So, I’ve previously mentioned a couple other books I read over the holidays:  The Ghost Map by Steven Johnson and Left to Tell by Immaculee Ilibagiza.  Both were excellent.

I also finally finished a book I’d been working on for months, The Counter-Revolution of Science by Friedrich Hayek.  This was one of those incredibly dense books, similar to Human Action by Ludwig von Mises (though this one, blessedly, is much, much shorter) that are valuable to have in mind for those times when we think we’re just waaayyy too smart.  Nothing like a book where you’re routinely thinking, “Yeah, I’m pretty sure I get that — maybe…,” to put you in your place intellectually.  But it was a good summary of the corrosive influence of folks like Saint-Simon, Comte, and Hegel on society even today.

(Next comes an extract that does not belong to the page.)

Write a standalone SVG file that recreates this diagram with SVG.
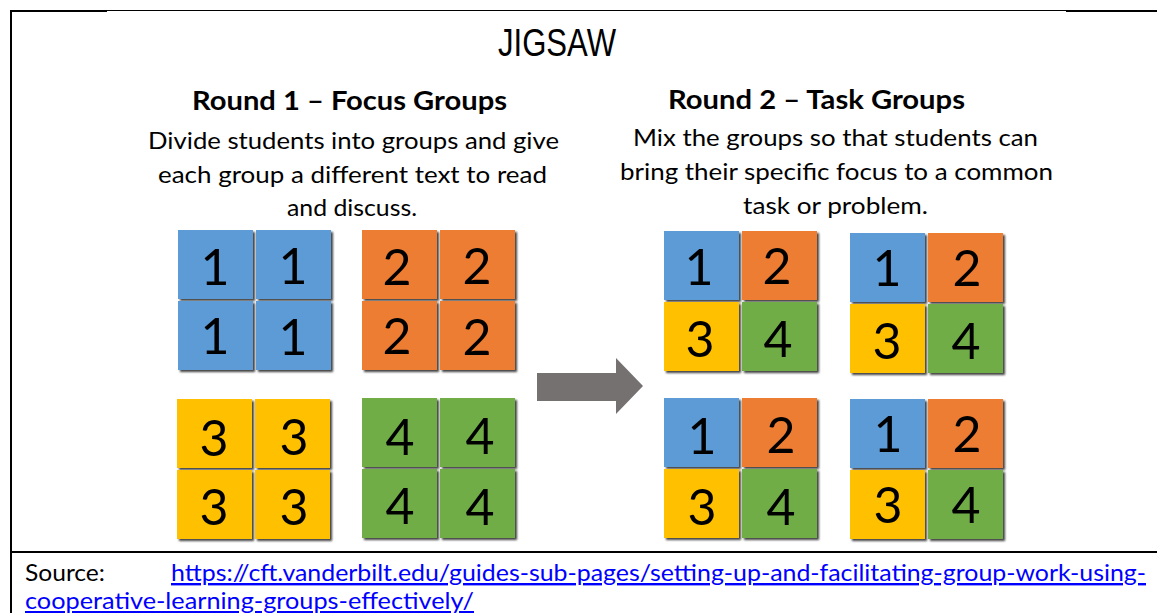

Best of all, I got to re-read a book I’d enjoyed as a boy — and then some.  My Side of the Mountain by Jean Craighead George was about a teenage boy who runs away from home in New York City to live in the wild on ancestral family land in the Catskill mountains.  In tracking down a copy to buy, I discovered that it was available in a single-volume trilogy with two of George’s sequels (of which I’d previously been unaware), On the Far Side of the Mountain and Frightful’s Mountain.  Well, the first book was as riveting as I remembered, though I remembered far less of the details than I might have imagined.  The other two books were very good too, though they got increasingly preachy, and by the end the main human characters at times seemed mere mouthpieces for environmental activism.  (That Robert F. Kennedy Jr. wrote the introduction to the last one speaks volumes.)  Still, they were all very good stories, and just when the preachiness seemed ready to overwhelm the tale, it would blessedly recede.